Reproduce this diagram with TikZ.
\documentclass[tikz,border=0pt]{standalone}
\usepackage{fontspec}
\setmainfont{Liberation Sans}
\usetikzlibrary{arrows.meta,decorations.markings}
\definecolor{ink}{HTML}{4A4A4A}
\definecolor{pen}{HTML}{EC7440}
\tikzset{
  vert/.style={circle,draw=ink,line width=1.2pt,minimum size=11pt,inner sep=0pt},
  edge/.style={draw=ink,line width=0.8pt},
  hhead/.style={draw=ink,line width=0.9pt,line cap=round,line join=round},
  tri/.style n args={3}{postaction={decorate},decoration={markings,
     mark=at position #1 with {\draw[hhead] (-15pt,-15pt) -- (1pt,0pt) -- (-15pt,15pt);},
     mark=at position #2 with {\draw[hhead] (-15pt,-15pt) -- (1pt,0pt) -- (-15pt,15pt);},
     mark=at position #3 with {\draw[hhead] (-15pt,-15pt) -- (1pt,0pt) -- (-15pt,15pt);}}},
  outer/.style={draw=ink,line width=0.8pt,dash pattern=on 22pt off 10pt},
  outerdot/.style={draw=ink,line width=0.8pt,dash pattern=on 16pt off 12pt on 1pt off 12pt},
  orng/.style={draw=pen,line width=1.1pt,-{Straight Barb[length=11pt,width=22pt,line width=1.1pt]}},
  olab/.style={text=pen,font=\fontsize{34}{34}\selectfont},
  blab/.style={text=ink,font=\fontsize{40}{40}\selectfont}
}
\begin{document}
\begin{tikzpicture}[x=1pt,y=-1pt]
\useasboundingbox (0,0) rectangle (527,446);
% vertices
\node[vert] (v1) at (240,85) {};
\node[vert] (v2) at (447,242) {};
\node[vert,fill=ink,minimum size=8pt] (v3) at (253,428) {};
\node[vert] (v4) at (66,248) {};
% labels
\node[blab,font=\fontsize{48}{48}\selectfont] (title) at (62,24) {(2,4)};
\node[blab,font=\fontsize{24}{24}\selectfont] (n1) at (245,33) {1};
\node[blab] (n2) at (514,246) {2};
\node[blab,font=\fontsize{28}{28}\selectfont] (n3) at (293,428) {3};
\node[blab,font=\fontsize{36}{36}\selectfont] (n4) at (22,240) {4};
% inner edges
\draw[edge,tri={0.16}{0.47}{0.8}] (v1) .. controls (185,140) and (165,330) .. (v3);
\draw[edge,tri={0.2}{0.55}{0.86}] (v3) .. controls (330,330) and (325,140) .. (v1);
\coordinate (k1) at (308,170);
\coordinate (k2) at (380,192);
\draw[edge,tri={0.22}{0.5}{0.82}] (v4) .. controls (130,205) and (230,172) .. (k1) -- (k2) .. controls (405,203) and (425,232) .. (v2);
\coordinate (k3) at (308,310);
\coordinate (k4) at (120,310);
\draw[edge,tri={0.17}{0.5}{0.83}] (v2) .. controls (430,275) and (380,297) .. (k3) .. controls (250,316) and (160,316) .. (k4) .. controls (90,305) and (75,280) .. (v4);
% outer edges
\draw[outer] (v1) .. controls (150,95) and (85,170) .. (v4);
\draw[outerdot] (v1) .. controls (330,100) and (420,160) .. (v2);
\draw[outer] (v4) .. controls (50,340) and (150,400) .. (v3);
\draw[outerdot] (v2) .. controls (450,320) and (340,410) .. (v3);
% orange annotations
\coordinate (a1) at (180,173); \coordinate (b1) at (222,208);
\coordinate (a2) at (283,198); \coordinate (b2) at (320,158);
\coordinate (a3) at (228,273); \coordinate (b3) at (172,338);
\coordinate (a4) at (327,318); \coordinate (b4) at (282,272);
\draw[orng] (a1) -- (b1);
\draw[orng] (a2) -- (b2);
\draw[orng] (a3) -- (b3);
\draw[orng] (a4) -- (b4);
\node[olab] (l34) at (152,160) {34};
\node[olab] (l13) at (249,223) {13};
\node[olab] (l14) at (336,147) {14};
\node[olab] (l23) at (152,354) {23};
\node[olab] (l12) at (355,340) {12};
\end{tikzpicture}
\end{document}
________
Pick out the lines above containing the word "with", then copy them.

» **CORRECT RESPONSE**
Reproduce this diagram with TikZ.
     mark=at position #1 with {\draw[hhead] (-15pt,-15pt) -- (1pt,0pt) -- (-15pt,15pt);},
     mark=at position #2 with {\draw[hhead] (-15pt,-15pt) -- (1pt,0pt) -- (-15pt,15pt);},
     mark=at position #3 with {\draw[hhead] (-15pt,-15pt) -- (1pt,0pt) -- (-15pt,15pt);}}},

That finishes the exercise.